As it happens, there is a very important contrary example to the sub-2% thesis, but I'll get to that in another post. In the meantime, let's look at real PCE's. First of all, here's a graph that appeared on Business Insider as the graph that makes ECRI scream recession:

PCE's certainly are very weakly positive YoY at this point. The graph suggests that nonfarm payrolls will follow on a YoY basis.

The problem is, real retail sales also lead nonfarm payrolls . Take the YoY% change in real retail sales, divide by two, and you usually come pretty close to the YoY% change in nonfarm payrolls about 6 or so months later, as shown for the last 10+ years in this graph:

Retail sales constitute about 50% of PCE's. It should be no surprise, then, that the two make peaks and troughs simultaneously:

Note, however, that real retail sales are much more volatile. And, as this graph below (subtracting YoY PCE growth from YoY real retail sales growth through 1997) shows, in a very specific and non-random way:

Note that early in economic expansions, YoY real retail sales growth far outstrips YoY PCE growth. As the economy wanes into contraction, YoY real retail sales grow less and ultimately contract more than YoY PCE's. You can see that by noting that retail sales minus PCE's are always negative BEFORE the economy ever tips into recession. That's 11 of 11 times. Further, in 10 of those 11 times (1957 being the noteworthy exception), the number was not just negative, but was continuing to decline for a significant period before we tipped into recession. This makes perfect sense, as retail sales generally include many far more discretionary purchases. As the economy accelerates, consumers make more discretionary purchases. As it slows, the more discretionary retail purchases are the first things cut.

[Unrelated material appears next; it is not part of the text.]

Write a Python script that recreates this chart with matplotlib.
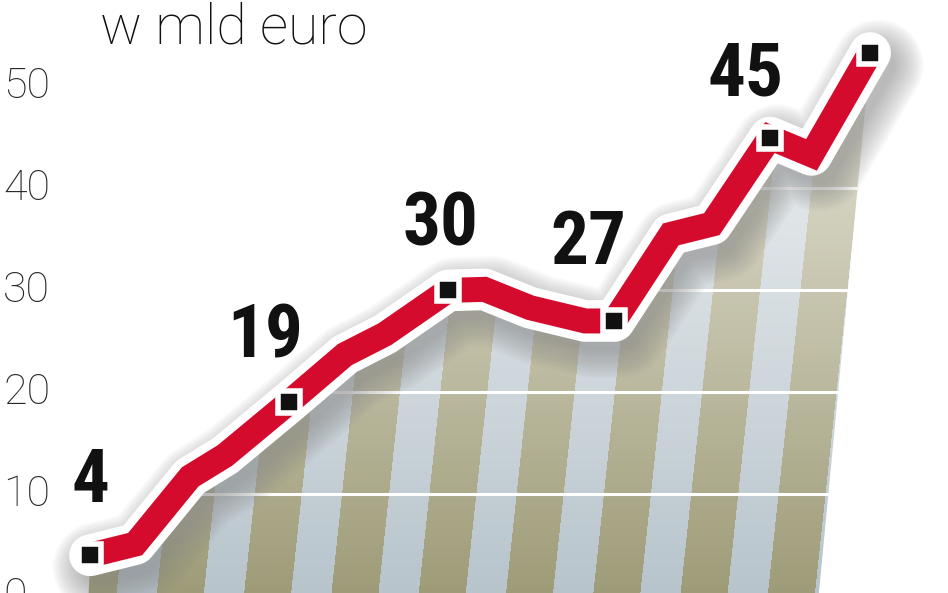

So what does that relationship show now? Since you know I'm a smarta$$ and I'm saving a surprise for last, here's the graph up through the most recent data:

Not only is the relationship not negative, not only is it stable for the last few months, but it remains at a level of positivity that has only been exceeded four times in the last 60+ years (once in the 1940s, once in the 1950s, and twice in the early 1970s).

Despite the perfectly rational bearish argument cited above, the facts on the ground are that consumers are not cutting back on discretionary purchases to preserve other spending. Until they do, consumer spending does not support any claim that a recession has begun or is even imminent.